Furthermore, the Beninese presidential election has set the pace for a free and fair election in Africa that can be void of violence, disrespect of constitutional and institutional, murder, civil unrest, and dictatorship. Apart from the Benin Republic, many African heads-of-state still believe that staying in power by manipulating the decision and votes of their citizens is a way to serve them. A very big round of applause has to be given to Boni Yayi for his effort in maintaining peace and stability in his country during the election and the post-election period. The same goes for his handling of the banner of the first man in the country to his successor, Patrice Talon just the way Mathieu Kérékou peacefully handed him the control of the state.

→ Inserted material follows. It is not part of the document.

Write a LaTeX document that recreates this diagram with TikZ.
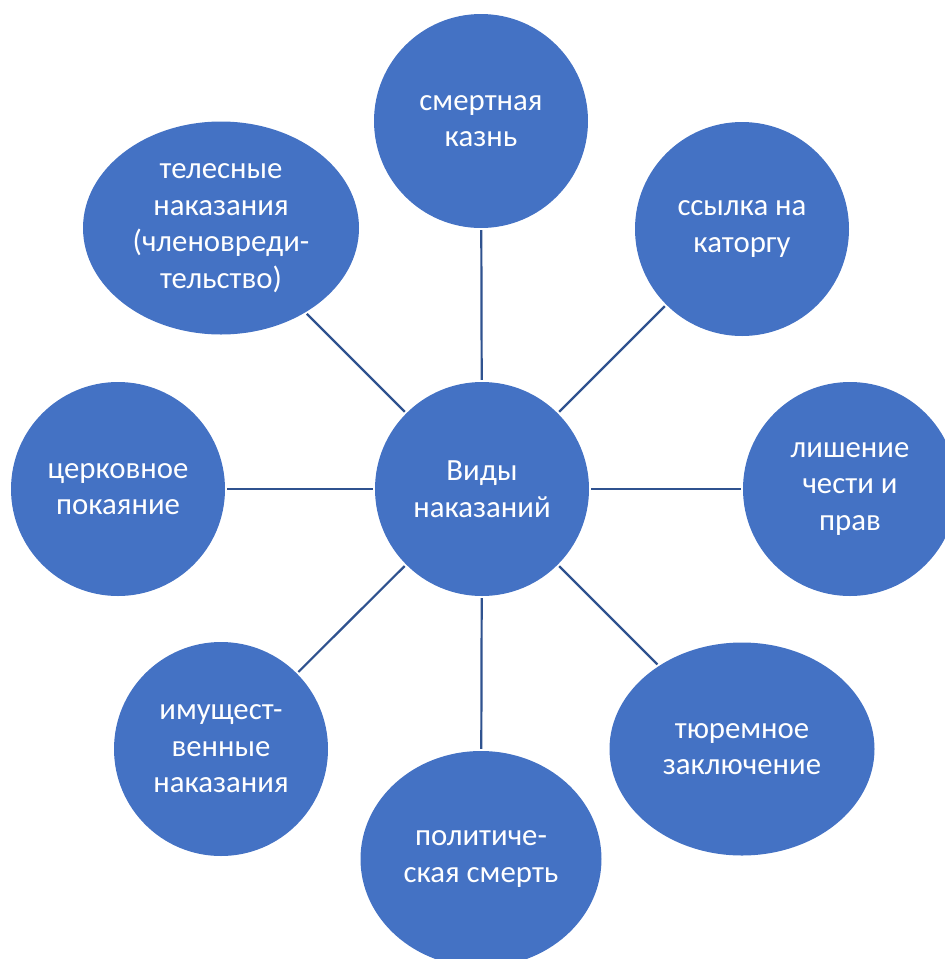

In review, transition of power is an indispensable tool to foster democratic governance and a peaceful hand-over. Around the world, it is the belief that African states are not yet ready for democracy and transitions of power, but today, with the peaceful election that took place in Benin Republic, Africans have come to realise that the possibility of their heads-of-state to relinquish power is not completely void. Peaceful transition is the key to sustainable development, freedom of speech, and respecting human rights. The Republic of Benin, under its former heads-of-state and its people, are a good example of enhancing real democracy and peace in the world in general and in Africa, in particular. The seat of leadership is now handled by President Talon, who for the next five years will have to reckon with several challenges, especially in maintaining peace and stability in his country, for there is no development without peace. In a nutshell, Benin has set the pace for a confident judiciary system of government in Africa.